Input rows =

━━━━━━━━

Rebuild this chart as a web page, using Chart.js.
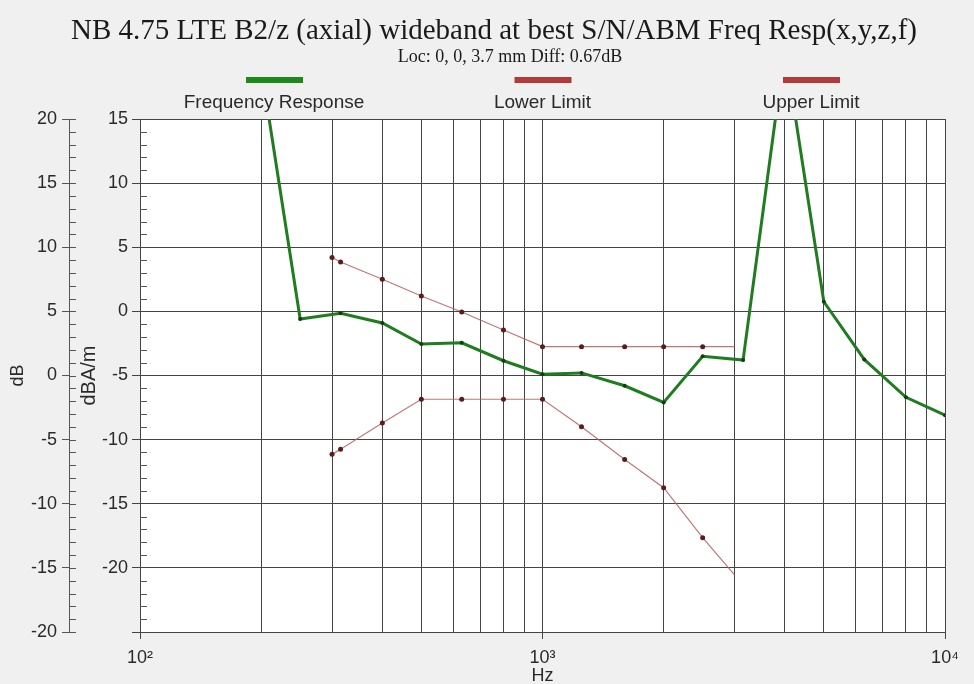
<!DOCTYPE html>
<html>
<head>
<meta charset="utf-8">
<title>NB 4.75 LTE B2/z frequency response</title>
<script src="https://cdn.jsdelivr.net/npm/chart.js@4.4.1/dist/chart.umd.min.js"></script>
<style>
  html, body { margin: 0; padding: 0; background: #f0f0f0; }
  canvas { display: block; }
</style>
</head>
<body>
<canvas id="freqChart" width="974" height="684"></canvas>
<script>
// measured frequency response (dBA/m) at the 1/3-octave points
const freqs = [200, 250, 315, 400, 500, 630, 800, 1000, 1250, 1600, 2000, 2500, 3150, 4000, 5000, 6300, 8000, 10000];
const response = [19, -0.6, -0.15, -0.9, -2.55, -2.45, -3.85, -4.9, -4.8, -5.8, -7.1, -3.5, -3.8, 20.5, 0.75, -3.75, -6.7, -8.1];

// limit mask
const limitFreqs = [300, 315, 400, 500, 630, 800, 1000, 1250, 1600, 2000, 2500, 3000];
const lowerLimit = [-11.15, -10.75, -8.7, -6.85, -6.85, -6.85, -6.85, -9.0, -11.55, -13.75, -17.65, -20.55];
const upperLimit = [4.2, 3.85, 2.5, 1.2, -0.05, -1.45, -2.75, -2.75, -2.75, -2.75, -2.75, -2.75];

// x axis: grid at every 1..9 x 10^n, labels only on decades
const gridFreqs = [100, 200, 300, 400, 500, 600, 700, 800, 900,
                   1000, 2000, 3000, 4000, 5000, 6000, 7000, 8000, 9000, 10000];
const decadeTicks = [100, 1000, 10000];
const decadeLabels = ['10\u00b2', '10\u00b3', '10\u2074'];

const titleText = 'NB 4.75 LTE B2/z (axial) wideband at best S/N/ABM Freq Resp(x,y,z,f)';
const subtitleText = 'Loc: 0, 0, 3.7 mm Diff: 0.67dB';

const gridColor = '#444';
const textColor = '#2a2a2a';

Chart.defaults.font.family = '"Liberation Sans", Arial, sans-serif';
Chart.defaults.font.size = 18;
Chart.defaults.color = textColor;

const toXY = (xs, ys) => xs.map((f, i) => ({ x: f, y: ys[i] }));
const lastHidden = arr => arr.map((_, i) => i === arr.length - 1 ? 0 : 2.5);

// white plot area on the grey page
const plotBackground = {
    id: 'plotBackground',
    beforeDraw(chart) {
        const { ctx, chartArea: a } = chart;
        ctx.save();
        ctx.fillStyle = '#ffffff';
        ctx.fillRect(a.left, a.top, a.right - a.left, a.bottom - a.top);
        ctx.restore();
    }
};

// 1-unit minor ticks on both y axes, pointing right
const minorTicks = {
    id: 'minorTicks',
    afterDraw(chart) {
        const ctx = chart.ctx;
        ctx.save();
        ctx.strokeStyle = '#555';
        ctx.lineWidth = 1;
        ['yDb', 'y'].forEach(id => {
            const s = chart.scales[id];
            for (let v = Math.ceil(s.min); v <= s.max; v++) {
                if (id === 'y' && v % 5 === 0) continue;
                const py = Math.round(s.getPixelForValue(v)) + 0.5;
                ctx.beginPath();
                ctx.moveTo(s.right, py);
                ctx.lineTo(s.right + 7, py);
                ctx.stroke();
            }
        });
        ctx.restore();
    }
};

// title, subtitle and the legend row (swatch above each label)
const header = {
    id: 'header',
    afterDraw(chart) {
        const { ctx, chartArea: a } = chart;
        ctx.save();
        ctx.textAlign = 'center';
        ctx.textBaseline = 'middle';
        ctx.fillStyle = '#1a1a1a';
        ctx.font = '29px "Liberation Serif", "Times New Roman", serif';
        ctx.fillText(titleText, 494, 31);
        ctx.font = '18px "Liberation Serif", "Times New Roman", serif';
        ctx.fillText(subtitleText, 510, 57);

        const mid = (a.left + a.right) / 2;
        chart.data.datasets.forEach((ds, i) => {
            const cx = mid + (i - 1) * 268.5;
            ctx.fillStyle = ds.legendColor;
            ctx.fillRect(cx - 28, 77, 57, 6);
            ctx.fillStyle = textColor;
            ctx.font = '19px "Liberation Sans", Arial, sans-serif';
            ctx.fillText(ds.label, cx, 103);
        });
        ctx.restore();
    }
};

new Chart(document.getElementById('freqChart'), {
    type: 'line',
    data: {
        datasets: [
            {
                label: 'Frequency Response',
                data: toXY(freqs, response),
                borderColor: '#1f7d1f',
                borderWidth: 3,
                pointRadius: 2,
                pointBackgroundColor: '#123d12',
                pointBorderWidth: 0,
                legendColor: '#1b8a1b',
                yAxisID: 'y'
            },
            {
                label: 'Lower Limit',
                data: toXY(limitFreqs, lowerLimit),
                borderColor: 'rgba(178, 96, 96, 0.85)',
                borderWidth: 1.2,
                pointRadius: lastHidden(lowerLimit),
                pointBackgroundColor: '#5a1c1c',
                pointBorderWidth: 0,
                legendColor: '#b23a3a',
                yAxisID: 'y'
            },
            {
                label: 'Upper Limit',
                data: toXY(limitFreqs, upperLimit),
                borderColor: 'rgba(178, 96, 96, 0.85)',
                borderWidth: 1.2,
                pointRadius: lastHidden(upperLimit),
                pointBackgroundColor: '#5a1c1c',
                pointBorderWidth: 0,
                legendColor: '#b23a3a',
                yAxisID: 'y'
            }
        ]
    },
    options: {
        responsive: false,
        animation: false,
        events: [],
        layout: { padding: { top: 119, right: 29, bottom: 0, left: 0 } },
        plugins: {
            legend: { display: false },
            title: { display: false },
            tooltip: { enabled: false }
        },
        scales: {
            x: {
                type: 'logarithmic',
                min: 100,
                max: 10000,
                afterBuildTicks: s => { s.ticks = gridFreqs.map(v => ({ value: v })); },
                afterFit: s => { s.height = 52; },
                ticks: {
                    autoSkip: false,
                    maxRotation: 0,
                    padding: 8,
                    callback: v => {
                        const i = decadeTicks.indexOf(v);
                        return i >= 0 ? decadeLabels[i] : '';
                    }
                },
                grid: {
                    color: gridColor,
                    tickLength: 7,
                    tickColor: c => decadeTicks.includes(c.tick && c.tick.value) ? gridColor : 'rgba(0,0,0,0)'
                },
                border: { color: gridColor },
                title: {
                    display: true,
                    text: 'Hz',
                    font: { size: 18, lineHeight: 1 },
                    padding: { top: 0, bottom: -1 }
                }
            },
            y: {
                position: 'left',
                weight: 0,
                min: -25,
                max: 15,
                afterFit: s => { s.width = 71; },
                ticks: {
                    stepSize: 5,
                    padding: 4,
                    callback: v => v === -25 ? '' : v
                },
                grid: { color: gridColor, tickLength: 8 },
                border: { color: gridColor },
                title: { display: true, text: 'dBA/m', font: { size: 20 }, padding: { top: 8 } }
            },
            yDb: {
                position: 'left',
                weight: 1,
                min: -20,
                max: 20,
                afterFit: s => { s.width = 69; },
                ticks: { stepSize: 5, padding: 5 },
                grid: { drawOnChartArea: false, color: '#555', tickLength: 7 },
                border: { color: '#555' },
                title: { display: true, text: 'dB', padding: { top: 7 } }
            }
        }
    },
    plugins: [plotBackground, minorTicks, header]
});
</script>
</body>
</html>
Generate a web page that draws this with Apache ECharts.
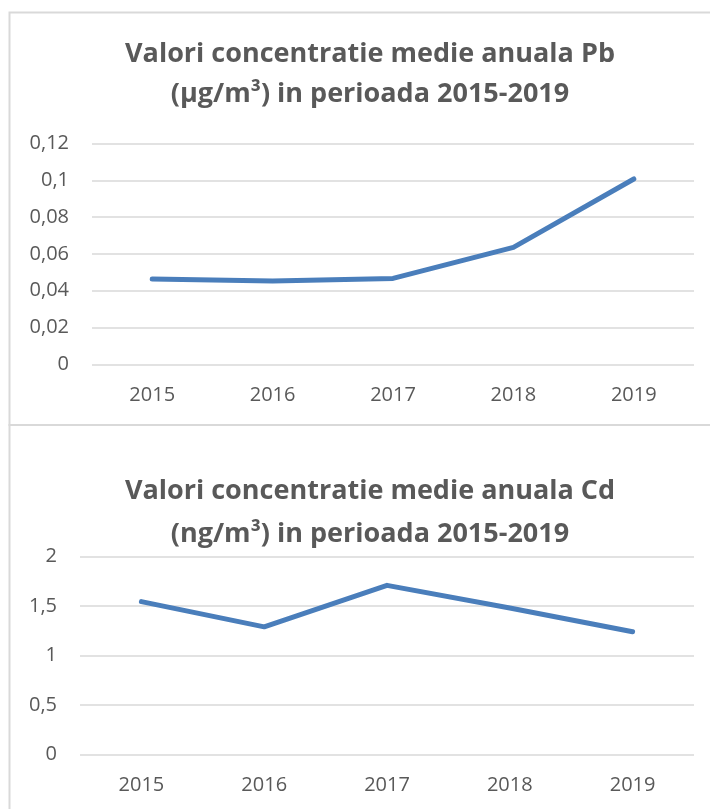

━━━━━━━━

Given instruction = Set down all the data again exactly as above, pictures excluded.

Worked answer =
Rebuild this chart as a web page, using Chart.js.
<!DOCTYPE html>
<html>
<head>
<meta charset="utf-8">
<title>NB 4.75 LTE B2/z frequency response</title>
<script src="https://cdn.jsdelivr.net/npm/chart.js@4.4.1/dist/chart.umd.min.js"></script>
<style>
  html, body { margin: 0; padding: 0; background: #f0f0f0; }
  canvas { display: block; }
</style>
</head>
<body>
<canvas id="freqChart" width="974" height="684"></canvas>
<script>
// measured frequency response (dBA/m) at the 1/3-octave points
const freqs = [200, 250, 315, 400, 500, 630, 800, 1000, 1250, 1600, 2000, 2500, 3150, 4000, 5000, 6300, 8000, 10000];
const response = [19, -0.6, -0.15, -0.9, -2.55, -2.45, -3.85, -4.9, -4.8, -5.8, -7.1, -3.5, -3.8, 20.5, 0.75, -3.75, -6.7, -8.1];

// limit mask
const limitFreqs = [300, 315, 400, 500, 630, 800, 1000, 1250, 1600, 2000, 2500, 3000];
const lowerLimit = [-11.15, -10.75, -8.7, -6.85, -6.85, -6.85, -6.85, -9.0, -11.55, -13.75, -17.65, -20.55];
const upperLimit = [4.2, 3.85, 2.5, 1.2, -0.05, -1.45, -2.75, -2.75, -2.75, -2.75, -2.75, -2.75];

// x axis: grid at every 1..9 x 10^n, labels only on decades
const gridFreqs = [100, 200, 300, 400, 500, 600, 700, 800, 900,
                   1000, 2000, 3000, 4000, 5000, 6000, 7000, 8000, 9000, 10000];
const decadeTicks = [100, 1000, 10000];
const decadeLabels = ['10\u00b2', '10\u00b3', '10\u2074'];

const titleText = 'NB 4.75 LTE B2/z (axial) wideband at best S/N/ABM Freq Resp(x,y,z,f)';
const subtitleText = 'Loc: 0, 0, 3.7 mm Diff: 0.67dB';

const gridColor = '#444';
const textColor = '#2a2a2a';

Chart.defaults.font.family = '"Liberation Sans", Arial, sans-serif';
Chart.defaults.font.size = 18;
Chart.defaults.color = textColor;

const toXY = (xs, ys) => xs.map((f, i) => ({ x: f, y: ys[i] }));
const lastHidden = arr => arr.map((_, i) => i === arr.length - 1 ? 0 : 2.5);

// white plot area on the grey page
const plotBackground = {
    id: 'plotBackground',
    beforeDraw(chart) {
        const { ctx, chartArea: a } = chart;
        ctx.save();
        ctx.fillStyle = '#ffffff';
        ctx.fillRect(a.left, a.top, a.right - a.left, a.bottom - a.top);
        ctx.restore();
    }
};

// 1-unit minor ticks on both y axes, pointing right
const minorTicks = {
    id: 'minorTicks',
    afterDraw(chart) {
        const ctx = chart.ctx;
        ctx.save();
        ctx.strokeStyle = '#555';
        ctx.lineWidth = 1;
        ['yDb', 'y'].forEach(id => {
            const s = chart.scales[id];
            for (let v = Math.ceil(s.min); v <= s.max; v++) {
                if (id === 'y' && v % 5 === 0) continue;
                const py = Math.round(s.getPixelForValue(v)) + 0.5;
                ctx.beginPath();
                ctx.moveTo(s.right, py);
                ctx.lineTo(s.right + 7, py);
                ctx.stroke();
            }
        });
        ctx.restore();
    }
};

// title, subtitle and the legend row (swatch above each label)
const header = {
    id: 'header',
    afterDraw(chart) {
        const { ctx, chartArea: a } = chart;
        ctx.save();
        ctx.textAlign = 'center';
        ctx.textBaseline = 'middle';
        ctx.fillStyle = '#1a1a1a';
        ctx.font = '29px "Liberation Serif", "Times New Roman", serif';
        ctx.fillText(titleText, 494, 31);
        ctx.font = '18px "Liberation Serif", "Times New Roman", serif';
        ctx.fillText(subtitleText, 510, 57);

        const mid = (a.left + a.right) / 2;
        chart.data.datasets.forEach((ds, i) => {
            const cx = mid + (i - 1) * 268.5;
            ctx.fillStyle = ds.legendColor;
            ctx.fillRect(cx - 28, 77, 57, 6);
            ctx.fillStyle = textColor;
            ctx.font = '19px "Liberation Sans", Arial, sans-serif';
            ctx.fillText(ds.label, cx, 103);
        });
        ctx.restore();
    }
};

new Chart(document.getElementById('freqChart'), {
    type: 'line',
    data: {
        datasets: [
            {
                label: 'Frequency Response',
                data: toXY(freqs, response),
                borderColor: '#1f7d1f',
                borderWidth: 3,
                pointRadius: 2,
                pointBackgroundColor: '#123d12',
                pointBorderWidth: 0,
                legendColor: '#1b8a1b',
                yAxisID: 'y'
            },
            {
                label: 'Lower Limit',
                data: toXY(limitFreqs, lowerLimit),
                borderColor: 'rgba(178, 96, 96, 0.85)',
                borderWidth: 1.2,
                pointRadius: lastHidden(lowerLimit),
                pointBackgroundColor: '#5a1c1c',
                pointBorderWidth: 0,
                legendColor: '#b23a3a',
                yAxisID: 'y'
            },
            {
                label: 'Upper Limit',
                data: toXY(limitFreqs, upperLimit),
                borderColor: 'rgba(178, 96, 96, 0.85)',
                borderWidth: 1.2,
                pointRadius: lastHidden(upperLimit),
                pointBackgroundColor: '#5a1c1c',
                pointBorderWidth: 0,
                legendColor: '#b23a3a',
                yAxisID: 'y'
            }
        ]
    },
    options: {
        responsive: false,
        animation: false,
        events: [],
        layout: { padding: { top: 119, right: 29, bottom: 0, left: 0 } },
        plugins: {
            legend: { display: false },
            title: { display: false },
            tooltip: { enabled: false }
        },
        scales: {
            x: {
                type: 'logarithmic',
                min: 100,
                max: 10000,
                afterBuildTicks: s => { s.ticks = gridFreqs.map(v => ({ value: v })); },
                afterFit: s => { s.height = 52; },
                ticks: {
                    autoSkip: false,
                    maxRotation: 0,
                    padding: 8,
                    callback: v => {
                        const i = decadeTicks.indexOf(v);
                        return i >= 0 ? decadeLabels[i] : '';
                    }
                },
                grid: {
                    color: gridColor,
                    tickLength: 7,
                    tickColor: c => decadeTicks.includes(c.tick && c.tick.value) ? gridColor : 'rgba(0,0,0,0)'
                },
                border: { color: gridColor },
                title: {
                    display: true,
                    text: 'Hz',
                    font: { size: 18, lineHeight: 1 },
                    padding: { top: 0, bottom: -1 }
                }
            },
            y: {
                position: 'left',
                weight: 0,
                min: -25,
                max: 15,
                afterFit: s => { s.width = 71; },
                ticks: {
                    stepSize: 5,
                    padding: 4,
                    callback: v => v === -25 ? '' : v
                },
                grid: { color: gridColor, tickLength: 8 },
                border: { color: gridColor },
                title: { display: true, text: 'dBA/m', font: { size: 20 }, padding: { top: 8 } }
            },
            yDb: {
                position: 'left',
                weight: 1,
                min: -20,
                max: 20,
                afterFit: s => { s.width = 69; },
                ticks: { stepSize: 5, padding: 5 },
                grid: { drawOnChartArea: false, color: '#555', tickLength: 7 },
                border: { color: '#555' },
                title: { display: true, text: 'dB', padding: { top: 7 } }
            }
        }
    },
    plugins: [plotBackground, minorTicks, header]
});
</script>
</body>
</html>
Generate a web page that draws this with Apache ECharts.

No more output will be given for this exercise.